Thursday, November 15, 2012

Jennifer Nichols On Thansgiving

My favorite holiday is coming up next week – I can hardly believe it’s next week!  Thanksgiving is about getting together with family and friends for a meal and fellowship and, at my house, the Cowboys game and Frisbee and board games.  We generally have 25-30 over, my family, my ex-husband and his family, and friends who are too far away from their families to be with them – either by distance or emotional chasm.  Our door is open and there always seems to be enough food.  While I try to be this open and giving throughout the year, it comes most naturally at Thanksgiving.

Recently I had the privilege to visit with a colleague and mentor, Rev. Dwight Brown, a few weeks before his death.  He knew he was dying and he was especially eager to share a couple of things he’d been thinking about quite a lot.  I didn’t want to lose what he said, so I immediately wrote it all down once I got my car.  I needn’t have worried because at his memorial service, every person  who’d seen him in the last few weeks, mentioned the same things – apparently Dwight had been thinking about this stuff QUITE a lot.  It was interesting to hear the different take we each had.

Dwight Brown was a thinker, big time!  He and I didn’t always agree, especially theologically, but I knew that within the realm of Unitarian Universalism there was room for both our ideas about God (or not), human nature, etc.  That last visit he told me he was dying and that put him in mind of a conversation he had with his daughter when she was very young.  She supposed that people died to make room for new babies.  Near the end, it tickled Dwight to remember that conversation and he seemed to quite like the idea that his death might in some way make room for new life.

Thinking of new life, he expressed that his life was a gift from his mother, and hers from her mother, and hers from her mother all the way back to the mother of us all – the big bang.  We are cradled in the arms of the universe and our lives are such miracles!  Dwight may have been rejoicing in the scientific wonder of that thought, and, as I listened, I heard all about God.

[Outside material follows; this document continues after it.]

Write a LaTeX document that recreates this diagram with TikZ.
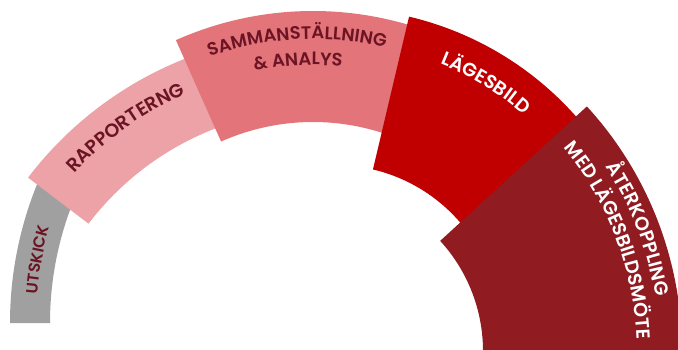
\documentclass[tikz,border=0pt]{standalone}
\usepackage{fontspec}
\setmainfont{Poppins}[BoldFont={Poppins SemiBold}]
\usetikzlibrary{decorations.text}
\definecolor{utskickgray}{HTML}{A0A0A0}
\definecolor{rapportpink}{HTML}{ECA2A7}
\definecolor{sammanrose}{HTML}{E2747A}
\definecolor{lagered}{HTML}{C00000}
\definecolor{aterdark}{HTML}{901C22}
\definecolor{labeldark}{HTML}{6B1423}

\begin{document}
\begin{tikzpicture}[x=1pt,y=1pt,
    curved/.style={decorate,decoration={text along path,text align=center,text={#1}}}]
  \clip (0,0) rectangle (678,349);
  \coordinate (c_utskick) at (379,26);
  \coordinate (c_rapport) at (320,-51);
  \coordinate (c_samman) at (313,1);
  \coordinate (c_lage) at (335,19);
  \coordinate (c_ater) at (320,-2);
  % segments, back to front
  \fill[utskickgray] (c_utskick) ++(180:369) arc[start angle=180,end angle=155,radius=369]
    -- ++(155:-40) arc[start angle=155,end angle=180,radius=329] -- cycle;
  \fill[rapportpink] (c_rapport) ++(142.7:367) arc[start angle=142.7,end angle=108,radius=367]
    -- ++(108:-76) arc[start angle=108,end angle=142.7,radius=291] -- cycle;
  \fill[sammanrose] (c_samman) ++(114:337) arc[start angle=114,end angle=70,radius=337]
    -- ++(70:-111) arc[start angle=70,end angle=114,radius=226] -- cycle;
  \fill[lagered] (c_lage) ++(76.7:322) arc[start angle=76.7,end angle=35,radius=322]
    -- ++(35:-157) arc[start angle=35,end angle=76.7,radius=165] -- cycle;
  \fill[aterdark] (c_ater) ++(42.5:362) arc[start angle=42.5,end angle=-10,radius=362]
    -- ++(-10:-199) arc[start angle=-10,end angle=42.5,radius=163] -- cycle;
  % labels
  \path[curved={|\fontsize{16}{16}\selectfont\bfseries\color{labeldark}|UTSKICK}]
    (c_utskick) ++(189.5:343) arc[start angle=189.5,end angle=149.5,radius=343];
  \path[curved={|\fontsize{19}{19}\selectfont\bfseries\color{labeldark}|RAPPORTERNG}]
    (c_rapport) ++(155.5:334) arc[start angle=155.5,end angle=95.5,radius=334];
  \path[curved={|\fontsize{18}{18}\selectfont\bfseries\color{labeldark}|SAMMANSTÄLLNING}]
    (c_samman) ++(133:309) arc[start angle=133,end angle=53,radius=309];
  \path[curved={|\fontsize{18}{18}\selectfont\bfseries\color{labeldark}|{\&} ANALYS}]
    (c_samman) ++(133:283) arc[start angle=133,end angle=53,radius=283];
  \path[curved={|\fontsize{19}{19}\selectfont\bfseries\color{white}|LÄGESBILD}]
    (c_lage) ++(88.6:286) arc[start angle=88.6,end angle=28.6,radius=286];
  \path[curved={|\fontsize{19}{19}\selectfont\bfseries\color{white}|ÅTERKOPPLING}]
    (c_ater) ++(51:340) arc[start angle=51,end angle=-9,radius=340];
  \path[curved={|\fontsize{19}{19}\selectfont\bfseries\color{white}|MED LÄGESBILDSMÖTE}]
    (c_ater) ++(51:317) arc[start angle=51,end angle=-9,radius=317];
\end{tikzpicture}
\end{document}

Dwight then spoke of something his father had talked with him about.  There are two kinds of people in this world, he said, those who approach others (or life) with a closed fist and those who approach others  (or life) with an open palm.  This seemed to resonate with Dwight on many levels though he spoke specifically about Unitarian Universalism for a bit.  He postulated that we UUs don’t like it when people disagree with us because we know they are WRONG (mischievous smile).  But dialogue cannot happen with a fist, the palm must be open.

How much more could we accomplish in helping change the world if we opened our palms and were actually accepting rather than tolerant, open to broader beliefs and interpretations rather than not?

After a long full life, most of it as a dedicated Unitarian Universalist and revered elder of our faith, Dwight’s words and ponderings were like a gift to me, and I hope now, to you.  His legacy will live on in name and spirit at the Dwight Brown Leadership Experience.